A virtue is a good trait, usually implying moral good. You see Jay, you don’t want to end up being a violent leader like Hitler or a corrupt or a dishonest/unethical leader (like the past Presidents of Brazil and Korea).
There are examples of this in the corporate world too – remember Enron, Lehman Brothers, Baring Bank UK, the VW emission scandal and even Arthur Andersen to name a few.
The foundation for good leadership
As I said Jay, character is the foundation of good leadership. To paraphrase Eleanor Roosevelt, character is like a teabag – you have to put it in hot water before you know how strong it really is. That’s why parents should not only focus on academic and intellectual development of children but also on their character formation. In the real world, in career, business and life, our character is the bed-rock of our success. By having clarity about your values, why and what you stand for, you will know what to do instinctively whatever the situation.
In moments of great uncertainty, crisis or volatility, strength of character will see us through. Think of leaders like Churchill, Gandhi, or Lee Kuan Yew and even Mother Teresa. And corporate leaders and entrepreneurs like Henry Ford, Jack Welch, Soichiro Honda, Robert Kuok, Steve Jobs, Richard Branson and Jack Ma.
They are all different personalities and have different strengths. But when push came to shove, they stayed calm, maintained their integrity, perseverance and determination and they stayed true to their values, never abusing their wealth, power or fame.
Before I left the corporate world, I was the area manager for South-East Asia for a Hong-Kong based food multinational. The company faced a major crisis in 2011 and Malaysia was especially hard-hit by adverse publicity. We had to undertake a nation-wide product recall and were under scrutiny by the media, health authorities and various other parties.
Amidst all this turmoil, we had to calm our employees, especially the factory staff and assure them that we will get through the crisis without any job losses. After the storm, we were able to galvanise the team to implement a recovery plan to rebuild volume we had lost during those months of crisis. It was a stressful time but we got over the set-back and managed to build sales and volume back to pre-crisis levels within about six months, with no jobs lost.
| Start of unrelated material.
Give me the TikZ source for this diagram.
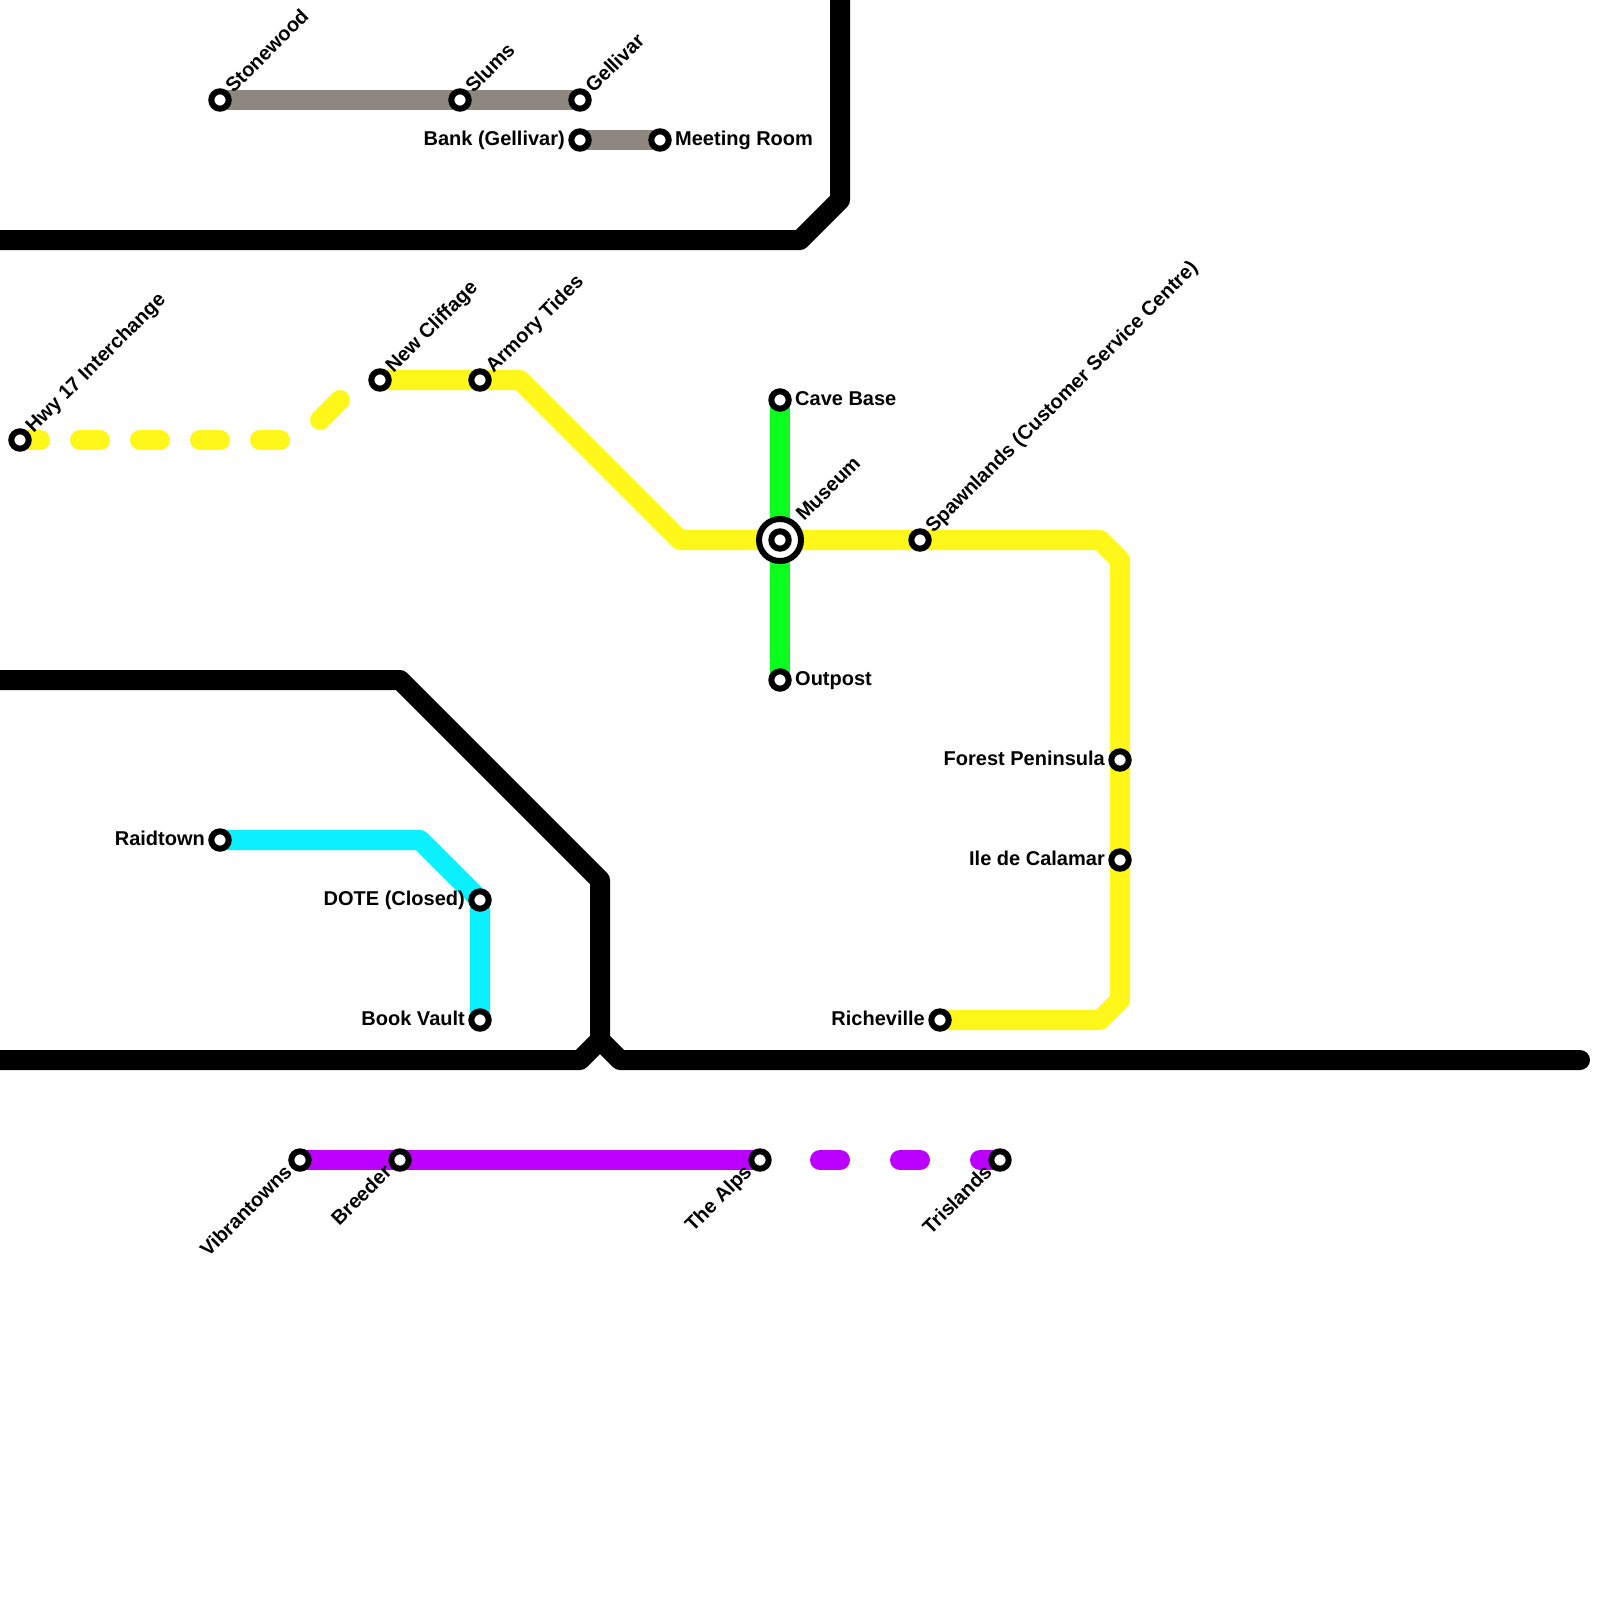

Another skill you need to cultivate Jay, is to be a team player. Be a leader, but also a team player. That means building relationships, getting along with everyone – neither dominating or trying to over-control but listening to ideas and opinions.
Develop your emotional IQ. On this point, I’m glad you’re the Organising Chairperson for the upcoming Inter-Varsity Chess Championships in August. In this voluntary and honorary role, you’ll get to practice all the skills above. Keep it up! Remember the non-verbal as well as verbal cues in your communication!
The 3 practical leadership steps
At the end of the day, Jay, leadership can’t be learnt or taught in one day. You acquire it and develop it as you go along. Make some mistakes and learn from it and begin again, wiser.
Let me leave you with a practical three-step framework to grow your leadership capabilities. First, do a self-awareness check. Identify what are your best virtues or character traits right now? How would you score yourself on each trait or virtue on a scale of 1-10? What two or three other virtues would you like to acquire or develop further?
Next, do a regular self-reflection. Perhaps weekly. How have I done in this area or that this past week? What have I learned about myself? What will I do better in the coming week?
And finally, step three is self-regulation. In the absence of a coach or mentor, ask yourself, on a scale of 1-10, how important is that thing, event, outcome right now, do I need to get stressed up about it?
I hope this helps, Jay. All the best for your big Chess Championships in August!
P.S. Who knows, maybe my three Gen Y children will be a little inspired to read this someday.